In the span of a year, Missouri lost more children than any other state from a federal program that helps working parents pay for child care.
The figures, from an October survey by the Center for Law and Social Policy, or CLASP, show enrollment has dropped by 12,300 children statewide — more than a quarter of the net loss of enrollment nationwide.
The report notes that in 2013 participation in the child care subsidy program hit a 15-year low despite a rise in child poverty and stagnant wages in service jobs typically filled by the poor. Last year about 1.5 million children used the subsidy per month versus a program high of 1.8 million per month in 2006.
According to the report, the Missouri enrollment drop of 12,300 children was the largest in the country, far surpassing the 30 states that also saw net losses of subsidy use. Only New York and Texas — states with far more children than Missouri — came close to those declines last year, each reporting a net monthly average decline of 9,500 children. Twenty-three states had declines of 5,000 or fewer, with most of them reporting monthly average declines of fewer than 1,000 children.
The federal program is expected to release upwards of $2.3 billion annually starting in 2015. In Missouri, the Department of Social Services administers the program, handling sign-up and subsidy payments to providers.
But Missouri’s Legislature has set one of the most stringent income qualifiers for the federal subsidy in the country.
Parents enrolling in the program this year cannot earn more than 123 percent of the poverty level, or an income more than $24,342 for a family of three. The average yearly cost of full-time child care for a child in a St. Louis County child care center hovers around $11,000 for a toddler, according to Child Care Aware of Missouri.
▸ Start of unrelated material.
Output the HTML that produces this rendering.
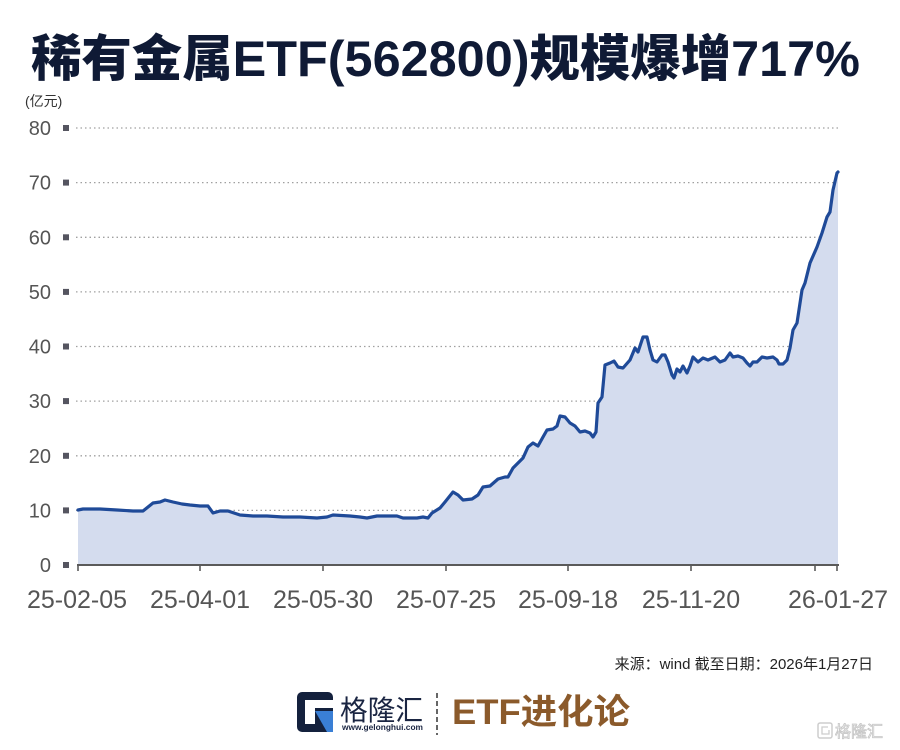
<!DOCTYPE html>
<html>
<head>
<meta charset="utf-8">
<style>
  html,body{margin:0;padding:0;background:#fff;}
  body{width:900px;height:750px;overflow:hidden;}
  svg{display:block;}
  .t{font-family:"Liberation Sans","Noto Sans CJK SC",sans-serif;}
</style>
</head>
<body>
<svg width="900" height="750" viewBox="0 0 900 750" xmlns="http://www.w3.org/2000/svg">
  <rect width="900" height="750" fill="#fff"/>
  <!-- Title -->
  <text class="t" x="31" y="76" font-size="50" font-weight="900" fill="#0f1a35" textLength="829" lengthAdjust="spacingAndGlyphs">稀有金属ETF(562800)规模爆增717%</text>

  <!-- unit -->
  <text class="t" x="25" y="106" font-size="14" fill="#333">(亿元)</text>

  <!-- grid lines -->
  <g stroke="#a0a0a0" stroke-width="1.3" stroke-dasharray="1.5 3">
    <line x1="76" y1="128" x2="838" y2="128"/>
    <line x1="76" y1="182.6" x2="838" y2="182.6"/>
    <line x1="76" y1="237.3" x2="838" y2="237.3"/>
    <line x1="76" y1="291.9" x2="838" y2="291.9"/>
    <line x1="76" y1="346.5" x2="838" y2="346.5"/>
    <line x1="76" y1="401.1" x2="838" y2="401.1"/>
    <line x1="76" y1="455.8" x2="838" y2="455.8"/>
    <line x1="76" y1="510.4" x2="838" y2="510.4"/>
  </g>

  <!-- y markers -->
  <g fill="#555560">
    <rect x="63" y="125" width="6" height="6"/>
    <rect x="63" y="179.6" width="6" height="6"/>
    <rect x="63" y="234.3" width="6" height="6"/>
    <rect x="63" y="288.9" width="6" height="6"/>
    <rect x="63" y="343.5" width="6" height="6"/>
    <rect x="63" y="398.1" width="6" height="6"/>
    <rect x="63" y="452.8" width="6" height="6"/>
    <rect x="63" y="507.4" width="6" height="6"/>
    <rect x="63" y="562" width="6" height="6"/>
  </g>

  <!-- y labels -->
  <g class="t" font-size="20" fill="#555" text-anchor="end">
    <text x="51" y="135">80</text>
    <text x="51" y="189.6">70</text>
    <text x="51" y="244.3">60</text>
    <text x="51" y="298.9">50</text>
    <text x="51" y="353.5">40</text>
    <text x="51" y="408.1">30</text>
    <text x="51" y="462.8">20</text>
    <text x="51" y="517.4">10</text>
    <text x="51" y="572">0</text>
  </g>

  <!-- area -->
  <path fill="#d4dcee" d="M78,565 L78,510 L83,509 L100,509 L117,510 L133,511 L143,511 L148,507 L153,503 L160,502 L165,500 L173,502 L182,504 L190,505 L200,506 L208,506 L213,513 L220,511 L228,511 L240,515 L253,516 L267,516 L283,517 L300,517 L317,518 L327,517 L333,515 L350,516 L360,517 L367,518 L377,516 L397,516 L403,518 L417,518 L423,517 L428,518 L432,513 L440,508 L445,502 L453,492 L458,495 L463,500 L472,499 L478,495 L483,487 L490,486 L498,479 L505,477 L508,477 L513,468 L518,463 L523,458 L528,447 L533,443 L538,446 L543,437 L547,430 L553,429 L557,426 L560,416 L565,417 L570,423 L575,426 L580,432 L585,431 L590,433 L593,437 L596,432 L598,403 L602,397 L605,365 L610,363 L614,361 L618,367 L623,368 L630,360 L635,348 L638,352 L643,337 L647,337 L650,350 L653,360 L657,362 L662,355 L665,355 L668,362 L672,375 L674,378 L677,369 L680,372 L683,366 L687,373 L690,366 L693,357 L698,362 L703,358 L708,360 L715,357 L720,362 L725,360 L730,353 L733,357 L738,356 L743,358 L747,363 L750,366 L753,362 L757,362 L762,357 L767,358 L773,357 L777,360 L779,364 L783,364 L787,360 L790,348 L793,330 L797,323 L802,290 L805,283 L810,263 L817,247 L822,233 L827,217 L830,212 L833,190 L837,173 L838,172 L838,565 Z"/>

  <!-- line -->
  <path fill="none" stroke="#1f4a98" stroke-width="3.2" stroke-linejoin="round" stroke-linecap="round" d="M78,510 L83,509 L100,509 L117,510 L133,511 L143,511 L148,507 L153,503 L160,502 L165,500 L173,502 L182,504 L190,505 L200,506 L208,506 L213,513 L220,511 L228,511 L240,515 L253,516 L267,516 L283,517 L300,517 L317,518 L327,517 L333,515 L350,516 L360,517 L367,518 L377,516 L397,516 L403,518 L417,518 L423,517 L428,518 L432,513 L440,508 L445,502 L453,492 L458,495 L463,500 L472,499 L478,495 L483,487 L490,486 L498,479 L505,477 L508,477 L513,468 L518,463 L523,458 L528,447 L533,443 L538,446 L543,437 L547,430 L553,429 L557,426 L560,416 L565,417 L570,423 L575,426 L580,432 L585,431 L590,433 L593,437 L596,432 L598,403 L602,397 L605,365 L610,363 L614,361 L618,367 L623,368 L630,360 L635,348 L638,352 L643,337 L647,337 L650,350 L653,360 L657,362 L662,355 L665,355 L668,362 L672,375 L674,378 L677,369 L680,372 L683,366 L687,373 L690,366 L693,357 L698,362 L703,358 L708,360 L715,357 L720,362 L725,360 L730,353 L733,357 L738,356 L743,358 L747,363 L750,366 L753,362 L757,362 L762,357 L767,358 L773,357 L777,360 L779,364 L783,364 L787,360 L790,348 L793,330 L797,323 L802,290 L805,283 L810,263 L817,247 L822,233 L827,217 L830,212 L833,190 L837,173 L838,172"/>

  <!-- x axis -->
  <line x1="77" y1="565" x2="839" y2="565" stroke="#5a5a5a" stroke-width="2"/>
  <g stroke="#5a5a5a" stroke-width="1.6">
    <line x1="78" y1="565" x2="78" y2="571"/>
    <line x1="200" y1="565" x2="200" y2="571"/>
    <line x1="323" y1="565" x2="323" y2="571"/>
    <line x1="446" y1="565" x2="446" y2="571"/>
    <line x1="568" y1="565" x2="568" y2="571"/>
    <line x1="691" y1="565" x2="691" y2="571"/>
    <line x1="815" y1="565" x2="815" y2="571"/>
    <line x1="837" y1="565" x2="837" y2="571"/>
  </g>

  <!-- x labels -->
  <g class="t" font-size="25" fill="#555" text-anchor="middle">
    <text x="77" y="608">25-02-05</text>
    <text x="200" y="608">25-04-01</text>
    <text x="323" y="608">25-05-30</text>
    <text x="446" y="608">25-07-25</text>
    <text x="568" y="608">25-09-18</text>
    <text x="691" y="608">25-11-20</text>
    <text x="838" y="608">26-01-27</text>
  </g>

  <!-- source -->
  <text class="t" x="873" y="669" font-size="15" fill="#222" text-anchor="end">来源：wind 截至日期：2026年1月27日</text>

  <!-- logo icon -->
  <g>
    <rect x="297" y="692" width="36" height="40" rx="5" fill="#14213d"/>
    <rect x="305" y="700" width="28" height="8" fill="#fff"/>
    <rect x="305" y="708" width="10" height="16" fill="#fff"/>
    <polygon points="315,711 333,711 333,732 327,732" fill="#3a7fd5"/>
  </g>
  <text class="t" x="340" y="720" font-size="28" fill="#1a2542" textLength="83" lengthAdjust="spacingAndGlyphs">格隆汇</text>
  <text class="t" x="342" y="730" font-size="8.5" font-weight="bold" fill="#1a2542" textLength="81" lengthAdjust="spacingAndGlyphs">www.gelonghui.com</text>
  <line x1="437" y1="693" x2="437" y2="735" stroke="#333" stroke-width="1.5" stroke-dasharray="5 3"/>
  <text class="t" x="452" y="724" font-size="35" font-weight="bold" fill="#8b5a2b" textLength="178" lengthAdjust="spacingAndGlyphs">ETF进化论</text>

  <!-- watermark -->
  <g opacity="0.9">
    <rect x="818" y="723" width="14" height="15" rx="2" fill="none" stroke="#c8c8c8" stroke-width="1.5"/>
    <path d="M828,727 L822,727 L822,734 L829,734 L829,730" fill="none" stroke="#c8c8c8" stroke-width="1.3"/>
    <text class="t" x="835" y="737" font-size="16" fill="#fff" stroke="#c0c0c0" stroke-width="0.8">格隆汇</text>
  </g>
</svg>
</body>
</html>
A new report by the National Women’s Law Center indicates Missouri’s child care subsidy rate is one of the worst in the nation — about 43 percent less than the average market rate for child care in the St. Louis area.
These qualifiers have always made it difficult for needy Missourians to get the subsidy and keep it, said Glen Koenen, an advocate for the hungry who has seen similar enrollment drops in Missouri’s administration of the federal food stamp program.